Write out each line exactly as given. Leave the pictures out of your copy.

------------------------------------------------

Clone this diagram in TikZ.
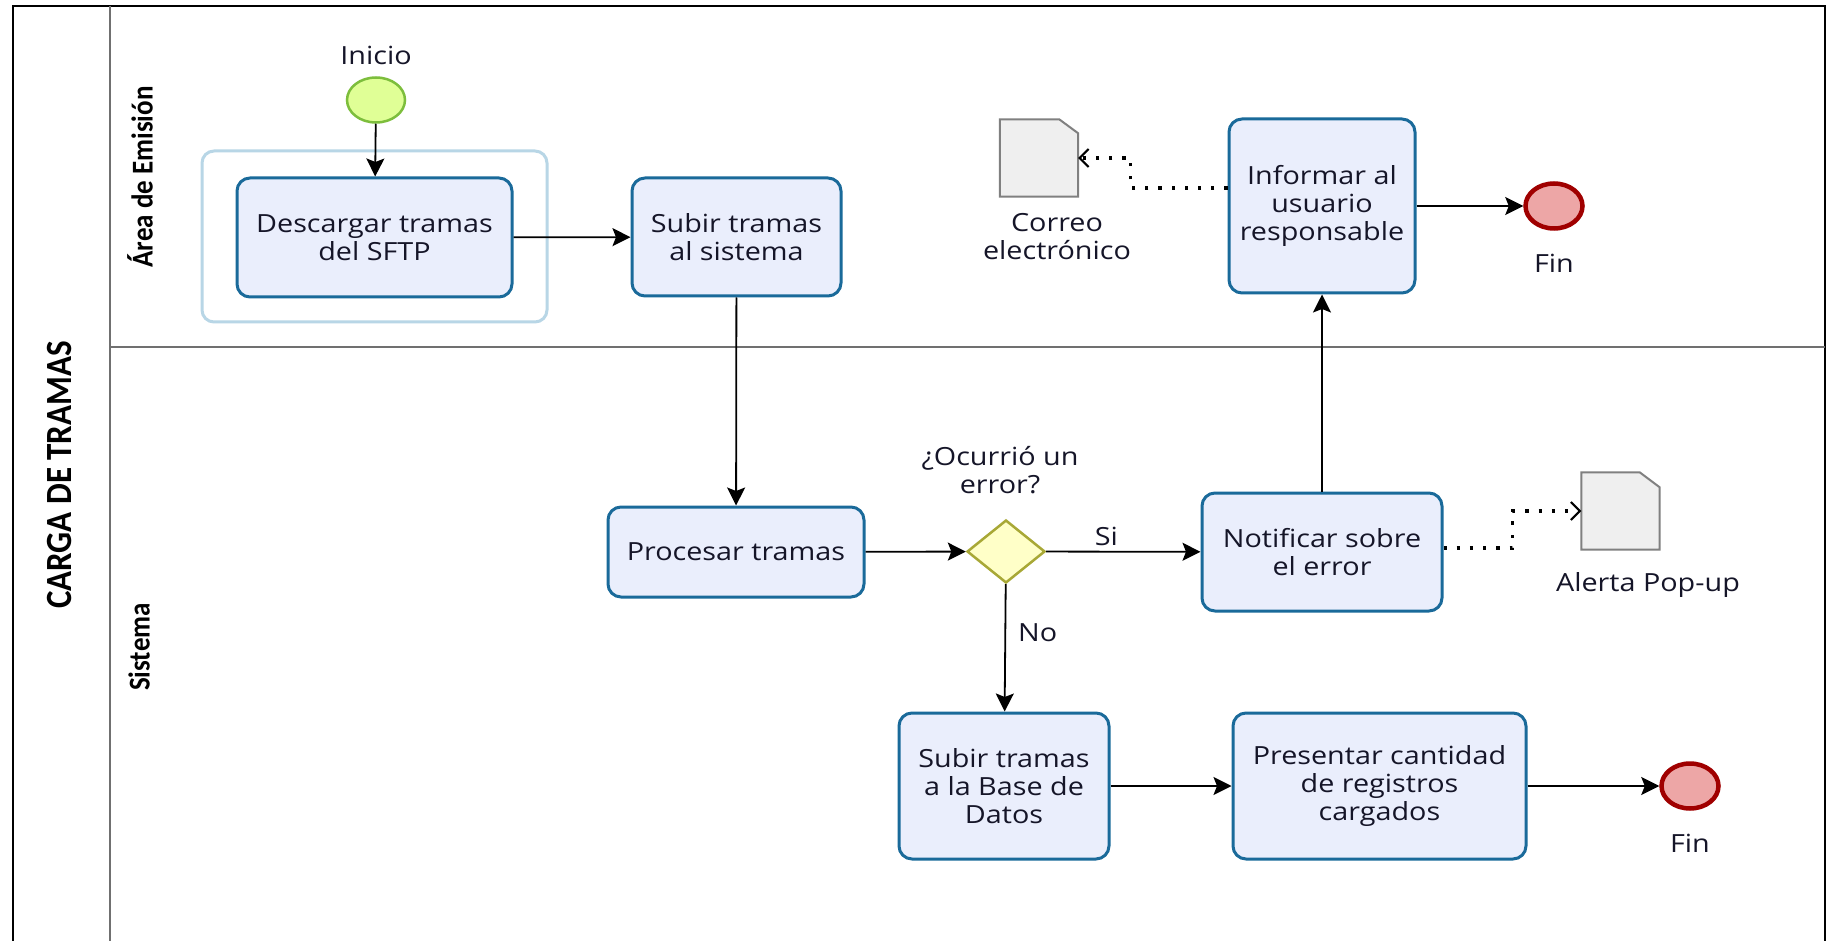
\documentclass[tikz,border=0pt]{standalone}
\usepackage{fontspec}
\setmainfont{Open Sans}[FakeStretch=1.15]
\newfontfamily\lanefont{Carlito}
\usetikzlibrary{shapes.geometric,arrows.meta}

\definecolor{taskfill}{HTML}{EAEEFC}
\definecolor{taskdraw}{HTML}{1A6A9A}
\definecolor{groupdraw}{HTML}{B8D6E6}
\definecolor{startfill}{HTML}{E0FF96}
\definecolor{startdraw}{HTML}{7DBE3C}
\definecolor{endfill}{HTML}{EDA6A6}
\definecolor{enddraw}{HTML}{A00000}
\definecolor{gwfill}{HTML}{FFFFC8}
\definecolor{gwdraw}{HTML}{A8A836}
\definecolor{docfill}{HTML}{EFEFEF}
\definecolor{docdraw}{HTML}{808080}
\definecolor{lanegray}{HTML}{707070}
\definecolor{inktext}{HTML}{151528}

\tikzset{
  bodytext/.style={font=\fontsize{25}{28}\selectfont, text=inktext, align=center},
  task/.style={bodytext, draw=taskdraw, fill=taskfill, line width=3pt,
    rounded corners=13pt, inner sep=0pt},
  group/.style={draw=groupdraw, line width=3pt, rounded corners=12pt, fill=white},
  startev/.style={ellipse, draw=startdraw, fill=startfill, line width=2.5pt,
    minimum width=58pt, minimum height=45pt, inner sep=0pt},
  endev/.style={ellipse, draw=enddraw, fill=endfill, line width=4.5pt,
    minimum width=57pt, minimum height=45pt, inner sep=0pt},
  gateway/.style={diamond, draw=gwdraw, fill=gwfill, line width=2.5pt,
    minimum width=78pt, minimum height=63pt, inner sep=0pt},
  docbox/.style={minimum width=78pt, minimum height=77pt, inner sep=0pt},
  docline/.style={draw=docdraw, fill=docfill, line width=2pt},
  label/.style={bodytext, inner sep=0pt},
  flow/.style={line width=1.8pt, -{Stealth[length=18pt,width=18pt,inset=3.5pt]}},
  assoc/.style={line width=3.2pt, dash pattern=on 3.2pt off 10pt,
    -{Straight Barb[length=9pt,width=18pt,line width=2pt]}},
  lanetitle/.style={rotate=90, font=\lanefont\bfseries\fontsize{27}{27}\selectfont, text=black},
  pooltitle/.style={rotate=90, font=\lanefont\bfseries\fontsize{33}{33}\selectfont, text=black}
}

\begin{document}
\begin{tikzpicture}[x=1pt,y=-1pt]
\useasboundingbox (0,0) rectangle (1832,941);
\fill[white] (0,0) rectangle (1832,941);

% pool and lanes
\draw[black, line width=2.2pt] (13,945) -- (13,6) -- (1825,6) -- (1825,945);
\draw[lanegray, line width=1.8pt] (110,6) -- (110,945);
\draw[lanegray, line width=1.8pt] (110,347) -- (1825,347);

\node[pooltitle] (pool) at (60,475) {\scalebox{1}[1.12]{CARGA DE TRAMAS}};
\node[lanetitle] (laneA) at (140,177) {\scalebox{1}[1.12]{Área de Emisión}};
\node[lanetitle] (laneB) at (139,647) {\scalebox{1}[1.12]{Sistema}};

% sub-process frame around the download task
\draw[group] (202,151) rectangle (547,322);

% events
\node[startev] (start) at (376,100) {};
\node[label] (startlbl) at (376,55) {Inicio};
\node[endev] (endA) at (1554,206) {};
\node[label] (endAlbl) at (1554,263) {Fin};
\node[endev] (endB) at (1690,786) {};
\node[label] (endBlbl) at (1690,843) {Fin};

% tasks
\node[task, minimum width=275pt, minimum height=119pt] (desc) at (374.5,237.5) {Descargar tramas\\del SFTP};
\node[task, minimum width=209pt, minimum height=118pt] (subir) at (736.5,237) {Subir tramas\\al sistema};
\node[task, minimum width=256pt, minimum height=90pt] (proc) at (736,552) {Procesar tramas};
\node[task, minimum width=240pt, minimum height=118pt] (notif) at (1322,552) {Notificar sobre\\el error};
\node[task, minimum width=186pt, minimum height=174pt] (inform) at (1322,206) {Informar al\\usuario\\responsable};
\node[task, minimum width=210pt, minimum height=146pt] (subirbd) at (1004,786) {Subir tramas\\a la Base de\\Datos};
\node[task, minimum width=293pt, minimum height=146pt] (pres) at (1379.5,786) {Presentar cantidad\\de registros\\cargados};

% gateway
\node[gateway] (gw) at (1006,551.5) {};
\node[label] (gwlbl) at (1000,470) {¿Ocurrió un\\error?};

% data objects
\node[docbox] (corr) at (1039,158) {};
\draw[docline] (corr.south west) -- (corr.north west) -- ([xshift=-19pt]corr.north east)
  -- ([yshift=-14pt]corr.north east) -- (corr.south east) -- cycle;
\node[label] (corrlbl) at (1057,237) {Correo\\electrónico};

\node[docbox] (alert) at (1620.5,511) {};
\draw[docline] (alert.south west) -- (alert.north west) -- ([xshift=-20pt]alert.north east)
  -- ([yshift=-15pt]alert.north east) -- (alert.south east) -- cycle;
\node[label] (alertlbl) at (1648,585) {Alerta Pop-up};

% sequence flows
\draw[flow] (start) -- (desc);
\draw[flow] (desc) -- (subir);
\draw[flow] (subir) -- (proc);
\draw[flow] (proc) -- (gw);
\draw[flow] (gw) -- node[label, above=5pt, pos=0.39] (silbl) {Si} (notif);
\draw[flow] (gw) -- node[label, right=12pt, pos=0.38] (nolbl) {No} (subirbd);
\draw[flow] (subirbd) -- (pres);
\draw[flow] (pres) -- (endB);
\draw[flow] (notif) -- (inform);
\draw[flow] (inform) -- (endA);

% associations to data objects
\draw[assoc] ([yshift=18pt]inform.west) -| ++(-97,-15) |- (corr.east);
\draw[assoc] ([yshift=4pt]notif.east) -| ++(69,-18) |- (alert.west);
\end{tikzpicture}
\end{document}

------------------------------------------------

SOLUTION TO THE EXERCISE →
Clone this diagram in TikZ.
\documentclass[tikz,border=0pt]{standalone}
\usepackage{fontspec}
\setmainfont{Open Sans}[FakeStretch=1.15]
\newfontfamily\lanefont{Carlito}
\usetikzlibrary{shapes.geometric,arrows.meta}

\definecolor{taskfill}{HTML}{EAEEFC}
\definecolor{taskdraw}{HTML}{1A6A9A}
\definecolor{groupdraw}{HTML}{B8D6E6}
\definecolor{startfill}{HTML}{E0FF96}
\definecolor{startdraw}{HTML}{7DBE3C}
\definecolor{endfill}{HTML}{EDA6A6}
\definecolor{enddraw}{HTML}{A00000}
\definecolor{gwfill}{HTML}{FFFFC8}
\definecolor{gwdraw}{HTML}{A8A836}
\definecolor{docfill}{HTML}{EFEFEF}
\definecolor{docdraw}{HTML}{808080}
\definecolor{lanegray}{HTML}{707070}
\definecolor{inktext}{HTML}{151528}

\tikzset{
  bodytext/.style={font=\fontsize{25}{28}\selectfont, text=inktext, align=center},
  task/.style={bodytext, draw=taskdraw, fill=taskfill, line width=3pt,
    rounded corners=13pt, inner sep=0pt},
  group/.style={draw=groupdraw, line width=3pt, rounded corners=12pt, fill=white},
  startev/.style={ellipse, draw=startdraw, fill=startfill, line width=2.5pt,
    minimum width=58pt, minimum height=45pt, inner sep=0pt},
  endev/.style={ellipse, draw=enddraw, fill=endfill, line width=4.5pt,
    minimum width=57pt, minimum height=45pt, inner sep=0pt},
  gateway/.style={diamond, draw=gwdraw, fill=gwfill, line width=2.5pt,
    minimum width=78pt, minimum height=63pt, inner sep=0pt},
  docbox/.style={minimum width=78pt, minimum height=77pt, inner sep=0pt},
  docline/.style={draw=docdraw, fill=docfill, line width=2pt},
  label/.style={bodytext, inner sep=0pt},
  flow/.style={line width=1.8pt, -{Stealth[length=18pt,width=18pt,inset=3.5pt]}},
  assoc/.style={line width=3.2pt, dash pattern=on 3.2pt off 10pt,
    -{Straight Barb[length=9pt,width=18pt,line width=2pt]}},
  lanetitle/.style={rotate=90, font=\lanefont\bfseries\fontsize{27}{27}\selectfont, text=black},
  pooltitle/.style={rotate=90, font=\lanefont\bfseries\fontsize{33}{33}\selectfont, text=black}
}

\begin{document}
\begin{tikzpicture}[x=1pt,y=-1pt]
\useasboundingbox (0,0) rectangle (1832,941);
\fill[white] (0,0) rectangle (1832,941);

% pool and lanes
\draw[black, line width=2.2pt] (13,945) -- (13,6) -- (1825,6) -- (1825,945);
\draw[lanegray, line width=1.8pt] (110,6) -- (110,945);
\draw[lanegray, line width=1.8pt] (110,347) -- (1825,347);

\node[pooltitle] (pool) at (60,475) {\scalebox{1}[1.12]{CARGA DE TRAMAS}};
\node[lanetitle] (laneA) at (140,177) {\scalebox{1}[1.12]{Área de Emisión}};
\node[lanetitle] (laneB) at (139,647) {\scalebox{1}[1.12]{Sistema}};

% sub-process frame around the download task
\draw[group] (202,151) rectangle (547,322);

% events
\node[startev] (start) at (376,100) {};
\node[label] (startlbl) at (376,55) {Inicio};
\node[endev] (endA) at (1554,206) {};
\node[label] (endAlbl) at (1554,263) {Fin};
\node[endev] (endB) at (1690,786) {};
\node[label] (endBlbl) at (1690,843) {Fin};

% tasks
\node[task, minimum width=275pt, minimum height=119pt] (desc) at (374.5,237.5) {Descargar tramas\\del SFTP};
\node[task, minimum width=209pt, minimum height=118pt] (subir) at (736.5,237) {Subir tramas\\al sistema};
\node[task, minimum width=256pt, minimum height=90pt] (proc) at (736,552) {Procesar tramas};
\node[task, minimum width=240pt, minimum height=118pt] (notif) at (1322,552) {Notificar sobre\\el error};
\node[task, minimum width=186pt, minimum height=174pt] (inform) at (1322,206) {Informar al\\usuario\\responsable};
\node[task, minimum width=210pt, minimum height=146pt] (subirbd) at (1004,786) {Subir tramas\\a la Base de\\Datos};
\node[task, minimum width=293pt, minimum height=146pt] (pres) at (1379.5,786) {Presentar cantidad\\de registros\\cargados};

% gateway
\node[gateway] (gw) at (1006,551.5) {};
\node[label] (gwlbl) at (1000,470) {¿Ocurrió un\\error?};

% data objects
\node[docbox] (corr) at (1039,158) {};
\draw[docline] (corr.south west) -- (corr.north west) -- ([xshift=-19pt]corr.north east)
  -- ([yshift=-14pt]corr.north east) -- (corr.south east) -- cycle;
\node[label] (corrlbl) at (1057,237) {Correo\\electrónico};

\node[docbox] (alert) at (1620.5,511) {};
\draw[docline] (alert.south west) -- (alert.north west) -- ([xshift=-20pt]alert.north east)
  -- ([yshift=-15pt]alert.north east) -- (alert.south east) -- cycle;
\node[label] (alertlbl) at (1648,585) {Alerta Pop-up};

% sequence flows
\draw[flow] (start) -- (desc);
\draw[flow] (desc) -- (subir);
\draw[flow] (subir) -- (proc);
\draw[flow] (proc) -- (gw);
\draw[flow] (gw) -- node[label, above=5pt, pos=0.39] (silbl) {Si} (notif);
\draw[flow] (gw) -- node[label, right=12pt, pos=0.38] (nolbl) {No} (subirbd);
\draw[flow] (subirbd) -- (pres);
\draw[flow] (pres) -- (endB);
\draw[flow] (notif) -- (inform);
\draw[flow] (inform) -- (endA);

% associations to data objects
\draw[assoc] ([yshift=18pt]inform.west) -| ++(-97,-15) |- (corr.east);
\draw[assoc] ([yshift=4pt]notif.east) -| ++(69,-18) |- (alert.west);
\end{tikzpicture}
\end{document}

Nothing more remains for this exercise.